Creation Story
Ra’s al Ghul is Dennis O’Neil and Neal Adams’s Bronze Age Batman addition and one of the most consequential character creations in DC history. Batman #232 (June 1971) introduces him in a story titled “Daughter of the Demon”: Talia al Ghul (introduced one issue earlier in Detective Comics #411, May 1971) is kidnapped, and Bruce Wayne is recruited by her father Ra’s to help recover her. The framework that defines Ra’s across the next fifty-plus years is essentially complete in the debut.
O’Neil writes; Adams pencils and provides cover art. The Adams visual interpretation (sharp-featured, robed, intellectually formidable) became the canonical Ra’s design that virtually every subsequent comics, animation, and live-action portrayal has preserved.

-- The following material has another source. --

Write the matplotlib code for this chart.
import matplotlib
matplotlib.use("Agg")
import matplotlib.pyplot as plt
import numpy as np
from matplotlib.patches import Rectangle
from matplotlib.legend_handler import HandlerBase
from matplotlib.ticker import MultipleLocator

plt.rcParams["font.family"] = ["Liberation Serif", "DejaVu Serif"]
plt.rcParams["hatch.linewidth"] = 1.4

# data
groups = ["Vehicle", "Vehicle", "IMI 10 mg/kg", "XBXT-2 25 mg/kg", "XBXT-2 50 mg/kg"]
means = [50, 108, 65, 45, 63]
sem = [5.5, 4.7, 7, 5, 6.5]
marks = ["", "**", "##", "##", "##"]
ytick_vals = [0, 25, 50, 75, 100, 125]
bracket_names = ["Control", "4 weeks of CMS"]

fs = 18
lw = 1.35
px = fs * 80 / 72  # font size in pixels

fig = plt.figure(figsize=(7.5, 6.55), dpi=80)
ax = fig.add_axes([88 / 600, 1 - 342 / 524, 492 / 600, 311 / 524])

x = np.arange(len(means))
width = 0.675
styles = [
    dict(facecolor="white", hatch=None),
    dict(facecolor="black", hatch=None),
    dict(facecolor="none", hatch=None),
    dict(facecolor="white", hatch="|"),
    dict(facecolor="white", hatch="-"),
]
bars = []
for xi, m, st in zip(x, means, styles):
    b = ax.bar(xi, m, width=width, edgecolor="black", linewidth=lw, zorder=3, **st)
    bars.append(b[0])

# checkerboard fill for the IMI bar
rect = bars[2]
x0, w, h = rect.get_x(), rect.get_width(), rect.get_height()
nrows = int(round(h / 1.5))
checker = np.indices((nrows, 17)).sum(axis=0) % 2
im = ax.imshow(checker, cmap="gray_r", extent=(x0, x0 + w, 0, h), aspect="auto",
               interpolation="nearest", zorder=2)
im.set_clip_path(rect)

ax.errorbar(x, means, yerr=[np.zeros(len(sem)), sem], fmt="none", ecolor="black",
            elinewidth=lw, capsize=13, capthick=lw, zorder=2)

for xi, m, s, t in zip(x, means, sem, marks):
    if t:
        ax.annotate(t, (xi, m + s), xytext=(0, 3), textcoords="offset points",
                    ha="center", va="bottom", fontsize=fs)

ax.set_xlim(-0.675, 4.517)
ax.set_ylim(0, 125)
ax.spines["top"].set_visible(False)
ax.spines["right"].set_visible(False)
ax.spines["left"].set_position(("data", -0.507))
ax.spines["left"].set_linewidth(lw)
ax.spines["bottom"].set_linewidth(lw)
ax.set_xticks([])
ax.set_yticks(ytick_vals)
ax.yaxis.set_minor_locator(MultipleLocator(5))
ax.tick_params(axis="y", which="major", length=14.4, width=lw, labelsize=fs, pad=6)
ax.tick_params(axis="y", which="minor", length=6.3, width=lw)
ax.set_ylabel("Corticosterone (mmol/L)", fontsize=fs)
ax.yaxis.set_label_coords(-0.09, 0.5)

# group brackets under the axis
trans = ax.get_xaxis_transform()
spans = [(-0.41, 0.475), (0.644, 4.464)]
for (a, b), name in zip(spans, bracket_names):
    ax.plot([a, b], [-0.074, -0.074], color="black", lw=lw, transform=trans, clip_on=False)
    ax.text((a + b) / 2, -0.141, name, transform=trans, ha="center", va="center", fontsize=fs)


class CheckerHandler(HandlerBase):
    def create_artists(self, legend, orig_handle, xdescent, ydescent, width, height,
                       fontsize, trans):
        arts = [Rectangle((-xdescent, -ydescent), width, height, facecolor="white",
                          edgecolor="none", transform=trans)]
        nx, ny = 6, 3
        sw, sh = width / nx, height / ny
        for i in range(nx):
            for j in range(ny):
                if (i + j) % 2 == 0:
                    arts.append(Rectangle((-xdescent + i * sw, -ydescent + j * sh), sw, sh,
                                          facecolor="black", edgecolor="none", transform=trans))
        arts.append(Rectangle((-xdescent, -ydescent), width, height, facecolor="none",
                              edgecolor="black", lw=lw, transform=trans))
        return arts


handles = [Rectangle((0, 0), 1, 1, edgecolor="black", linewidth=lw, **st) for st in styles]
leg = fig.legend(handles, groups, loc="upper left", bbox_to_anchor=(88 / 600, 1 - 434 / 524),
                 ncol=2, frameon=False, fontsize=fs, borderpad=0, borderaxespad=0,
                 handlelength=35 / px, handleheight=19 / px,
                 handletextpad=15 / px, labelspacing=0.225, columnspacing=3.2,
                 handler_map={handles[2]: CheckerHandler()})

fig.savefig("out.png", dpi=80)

The character’s structural role is unprecedented for the Batman rogues gallery at the time. Pre-1971 Bat-villains were Gotham-scale antagonists: Joker, Penguin, Riddler, Two-Face all operated within Gotham as criminals or terrorists with finite ambitions. Ra’s al Ghul is global in scope, ideologically motivated (he believes humanity must be culled to preserve the planet), centuries-old, and intellectually positioned as Batman’s equal. The framework reset what a Bat-villain could be and influenced subsequent character creation across DC and Marvel.
The Lazarus Pits
Batman #235 (September 1971) introduced the Lazarus Pit, the chemical-mystical resurrection pool that explains Ra’s al Ghul’s centuries-long lifespan. The Pit framework gave the character a reusable in-fiction mechanic: Ra’s can be killed but always returns; the cost is temporary madness post-resurrection that constrains the character’s tactical capability for a window after each Pit use.
The Lazarus Pit framework expanded over subsequent decades. Talia, Damian Wayne, Jason Todd, and various other DC characters have been resurrected through Pits. The Pit is one of the most-borrowed plot devices in the broader DC catalogue.
The Damian Wayne lineage
Batman: Son of the Demon (October 1987) by Mike W. Barr and Jerry Bingham was a prestige one-shot in which Bruce Wayne and Talia al Ghul’s relationship produced a son. The arc was originally non-canonical; for nearly two decades the Damian Wayne character existed only in the Son of the Demon framework.
Grant Morrison’s Batman & Son arc (Batman #655 to #658, September to December 2006) integrated Damian Wayne into mainstream DC continuity as Bruce and Talia’s son. Morrison’s framework made Ra’s al Ghul Batman’s father-in-law (informally) and Bruce Wayne’s son’s grandfather. The three-generation family framework gave Ra’s al Ghul his most extensive modern character work.
The screen tradition
David Warner’s Ra’s al Ghul in Batman: The Animated Series (1992 to 1995) is widely regarded as the definitive animated portrayal. Liam Neeson’s Ra’s in Batman Begins (2005, Christopher Nolan) is the canonical screen Ra’s; Neeson’s performance is one of the most-cited screen Bat-villain interpretations. Matt Nable’s Ra’s in Arrow (The CW, season three) and Alexander Siddig’s Ra’s in Gotham (Fox, seasons three and four) provide alternate-register modern portrayals.
Collector context
Batman #232 is the Ra’s al Ghul Bronze Age first-appearance key. High-grade CGC 9.6+ copies have crossed $1,500 at auction. Neal Adams’s cover is one of the strongest Bronze Age Batman covers and contributes meaningfully to the book’s collector demand.
Secondary keys: Detective Comics #411 (May 1971, first Talia al Ghul, technically predates Ra’s by one month). Batman #235 (September 1971, first Lazarus Pit). Batman: Son of the Demon (1987, original Damian Wayne conception). Batman #655 (September 2006, Damian Wayne canonical introduction).